Compensation of Multicore Fiber Skew Effects for Radio over Fiber mmWave Antenna Beamforming

TL;DR

This paper presents a method to compensate for intercore skew in multicore fibers used in 5G mmWave radio over fiber systems, improving beamforming accuracy without complex equalization.

Contribution

It introduces an efficient skew compensation technique that estimates frequency response based on rms skew delays, reducing power loss and system complexity.

Findings

Effective skew compensation reduces radiation pattern distortion.

Method maintains beamforming performance with minimal additional complexity.

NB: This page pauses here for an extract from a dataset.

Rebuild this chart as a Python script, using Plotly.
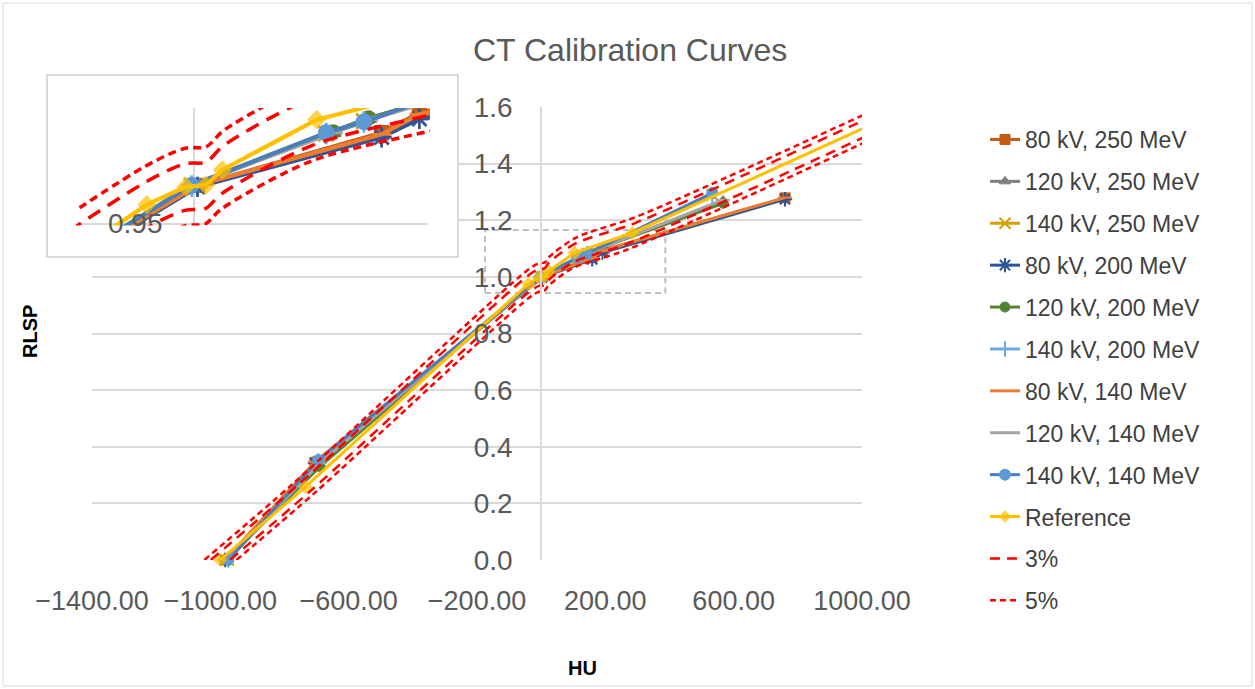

Simulation confirms robustness across skew distributions.

Abstract

In 5G networks, a Radio over Fiber architecture utilizing multicore fibers can be adopted for the transmission of mmwave signals feeding phased array antennas. The mmwave signals undergo phase shifts imposed by optical true time delay networks, to provide squint free beams. Multicore fibers are used to transfer the phase shifted optical signals. However, the intercore static skew of these fibers, if not compensated, distorts the radiation pattern. We propose an efficient method to compensate the differential delays, without full equalization of the transmission path lengths, reducing the power loss and complexity. Statistical analysis shows that regardless of the skew distribution, the frequency response can be estimated with respect to the rms skew delays. Simulation analysis of the complete Radio over Fiber and RF link validates the method.